In 2024, 82% of adults with a bank account made or received at least one digital payment, a 27% increase compared to 2014.
Digital banking services in Mexico have grown by more than 500%.
The Mexican banking sector is undergoing a transformation marked by the advance of digitalization and the still uneven increase in financial inclusion.
The current landscape is much more heterogeneous than it was a few years ago, leaving behind the uniform patterns that used to characterize regions like the north and central parts of the country, as shown by the Banamex Financial Inclusion Index.
The index was constructed using a methodology that classifies states and municipalities according to their level of financial inclusion.
According to the results, mobile banking and digital services contracts have shown the greatest dynamism, with growth exceeding 500% between 2017 and 2024.
Traditional, physical branches, as they are commonly known, have declined in line with the global trend. In fact, this is the only access variable that shows a significant drop, falling by 16% between 2017 and 2018.
From 2017 to 2024, the number of ATMs also grew by 16.7%, but with a downward trend compared to 2023, a behavior also associated with the rise of digital services.
In contrast, transactions carried out through Point of Sale (POS) terminals have experienced the most growth, increasing by 17.6% during the aforementioned period.
Although non-bank point-of-sale (POS) terminals experienced over 100 percent annual growth in 2024, the study highlights that only one entity has matched the number of POS terminals of traditional banks, with 1.4 million units in 2024.
Conversely, basic transactional accounts, which record low-value transactions, have shown a sustained decline in recent years in the commercial banking sector. This is due to the fact that commercial banks are no longer the sole providers of this service, which is altering the market structure.
Among financial services, digital payments have become the most widely used. In 2024, 82 percent of adults with bank accounts made or received at least one digital payment, a 27 percentage point increase compared to 2014.
According to the study, an estimated 135 municipalities had a very high level of financial inclusion in 2024, compared to 126 in 2023 and significantly higher than the 59 recorded in 2017.
Although these municipalities represent only 5.5 percent of the total, they concentrate 35.7 percent of the adult population and generate almost 46 percent of the national GDP, demonstrating their economic importance. A total of 336 municipalities were identified in the high financial inclusion category, compared to 303 the previous year.

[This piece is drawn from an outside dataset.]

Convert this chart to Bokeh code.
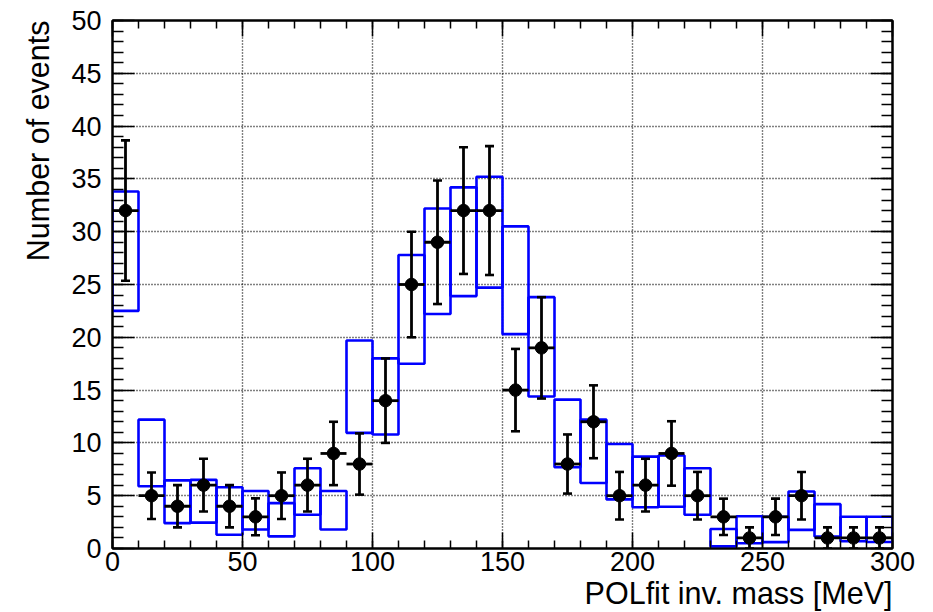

Regarding the medium level of financial inclusion, the study counts 365 municipalities, compared to 318 in 2023 and significantly higher than the 205 recorded in 2017.
At the low level of financial inclusion, marginal changes are observed: from 615 municipalities in 2023 to 617 in 2024. However, when compared to the 387 municipalities identified in 2017, the cumulative increase is significant.
Development banks, particularly the Banco del Bienestar (Bank of Well-being), have a significant presence in the municipalities with lower levels of financial inclusion. However, this institution was not included in the analysis because its operations and objectives differ from those of commercial banks and are not comparable.